Amy brings a wealth of knowledge to the DSMN8 team. With over 25 years of experience working with global brands, as well as being the Founder & CEO of Soul Advantage LLC, Amy has truly established herself as an industry expert and thought leader.
For the press release that announced Amy would be joining DSMN8’s advisory board, co-founder & CEO Bradley Keenan had this to say:
“We are thrilled to welcome Amy to our advisory board,” said Bradley Keenan, CEO, and co-founder of DSMN8. “Amy is an experienced and accomplished leader in the human resources space and understands the opportunities for employee influence which DSMN8’s solutions support. DSMN8 will greatly benefit from Amy’s experience and operational know-how in scaling our market-leading platform.”
Shortly after her arrival, we took some time out with her to sit and chat about all things employee influencers, advocacy, and employer branding. Amy showed some insight into what she believes the future of employee influence looks like, along with some tips on how you can make your program a success.
Here’s a summary of what she had to say.
1. In the next few years, what do you think the future of employee influencers will look like?
A: “From an employer branding perspective, we will experience the most authentic employee influencers sharing increasingly personal stories about themselves and how the workplace supports them to be successful. I believe today’s workforce wants to commit soulfully to their employers, and in order to do that, you must have trust. I see the best workplaces creating this blanket of trust.
So I believe you will see individuals attributing their lifestyle and personal achievements to the ecosystem supporting them – their coworkers, their managers, and the mission of the company.”
2. What are the most important things you have to keep in mind in order to be successful with employee influencers?
A: “Employee influencers must be natural leaders and well respected within the organization.
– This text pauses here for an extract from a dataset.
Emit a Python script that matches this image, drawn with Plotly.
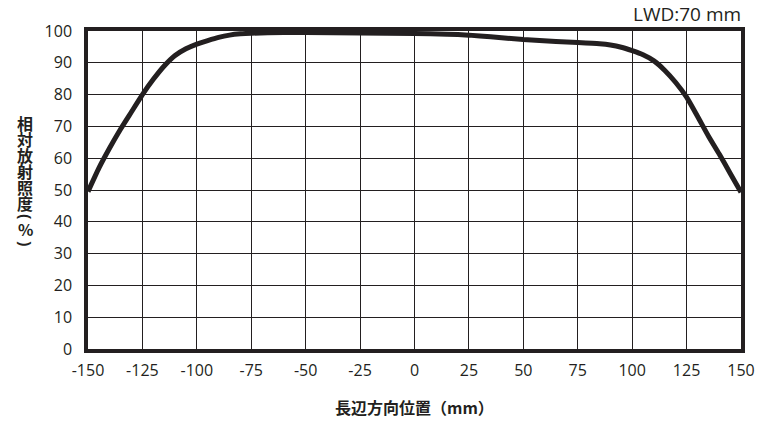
import plotly.graph_objects as go

# 長辺方向位置 (mm) と 相対放射照度 (%)
pos_mm = [-150, -145, -140, -135, -130, -125, -120, -115, -110, -105, -100,
          -95, -90, -85, -80, -75, -60, -50, -25, 0, 15, 25, 35, 50, 65, 75,
          85, 90, 95, 100, 105, 110, 115, 120, 125, 130, 135, 140, 145, 150]
irradiance = [49.5, 56.9, 63.3, 69.2, 74.6, 80, 84.8, 89.0, 92.3, 94.4, 95.9,
              97, 98, 98.7, 99.1, 99.3, 99.5, 99.5, 99.4, 99.2, 99.0, 98.7,
              98.2, 97.3, 96.7, 96.4, 96.0, 95.6, 94.9, 93.8, 92.5, 90.6,
              87.6, 83.8, 79.2, 73.2, 67, 61.3, 55.3, 49.3]

x_ticks = list(range(-150, 151, 25))
x_labels = [str(v) for v in x_ticks]  # 通常のハイフンで表示
y_ticks = list(range(0, 101, 10))

ink = "#231f20"
tick_font = dict(family="Open Sans", size=16, color=ink)
cjk_font = dict(family="Noto Sans CJK JP", size=16, color=ink, weight="bold")
paren_font = dict(family="Open Sans", size=16, color=ink, weight="bold")

fig = go.Figure()
fig.add_trace(go.Scatter(
    x=pos_mm, y=irradiance, mode="lines",
    line=dict(color=ink, width=5, shape="spline", smoothing=0.5),
    showlegend=False, hoverinfo="skip",
))

fig.update_xaxes(
    range=[-150, 150], tickvals=x_ticks, ticktext=x_labels,
    ticks="", ticklabelstandoff=4,
    showgrid=True, gridcolor=ink, gridwidth=1.3, zeroline=False,
    showline=True, linecolor=ink, linewidth=3.5, mirror=True,
    tickfont=tick_font,
)
fig.update_yaxes(
    range=[0, 100], tickvals=y_ticks, ticks="", ticklabelstandoff=9,
    showgrid=True, gridcolor=ink, gridwidth=1.3, zeroline=False,
    showline=True, linecolor=ink, linewidth=3.5, mirror=True,
    tickfont=tick_font,
)

# 縦書きの軸タイトル（1文字ずつ、括弧は90度回転）
y_title = ["相", "対", "放", "射", "照", "度", "(", "%", ")"]
y_px = [123, 139, 155, 171, 187, 203, 216, 229, 243]
for ch, py in zip(y_title, y_px):
    is_paren = ch in "()"
    fig.add_annotation(
        text=ch, xref="paper", yref="paper",
        x=(25 - 88) / 653, y=(349 - py) / 318,
        textangle=90 if is_paren else 0,
        showarrow=False, font=paren_font if is_paren else cjk_font,
        xanchor="center", yanchor="middle",
    )

fig.add_annotation(
    text="長辺方向位置（mm）", xref="paper", yref="paper",
    x=(414 - 88) / 653, y=(349 - 407) / 318, showarrow=False, font=cjk_font,
    xanchor="center", yanchor="middle",
)
fig.add_annotation(
    text="LWD:70 mm", xref="paper", yref="paper",
    x=(743 - 88) / 653, y=(349 - 14) / 318, showarrow=False,
    font=dict(family="Open Sans", size=19, color=ink),
    xanchor="right", yanchor="middle",
)

fig.update_layout(
    width=782, height=424,
    margin=dict(l=88, r=41, t=31, b=75),
    paper_bgcolor="white", plot_bgcolor="white",
)

fig.write_html("out.html", config={"displayModeBar": False},
               post_script="document.body.style.margin='0';")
This doesn’t mean they have the loudest voice or most prominent personality. But they are the people who consistently set the best examples for company norms and values, especially when they think no one is looking. When these people speak, others tend to listen carefully.”
3. What should you focus on when selling an employee influencer program to your executive team? What are some things that might resonate with a CEO, CFO, or Sales?
A: “From an employer branding perspective, being able to illustrate the headcount capacity savings is essential – these are real budget numbers.
There’s often a duplication of effort between the People team and the Marketing team when it comes to curating content for talent attraction and retention. For example, each team may hire local professional photographers or have an extremely manual process for reviewing and approving social media content.
Quantifying these savings or future cost avoidance is a must to getting the attention of a CEO or CFO.”
Amy had this to say when we announced that she would be joining DSMN8’s board of advisors:
“I’m amazingly excited about this opportunity to work with the DSMN8 team. I am passionate about brand storytelling and the authenticity of the message delivered through employees, customers, and social media. I believe in DSMN8’s solutions and the gaps they fill in today’s workforce.”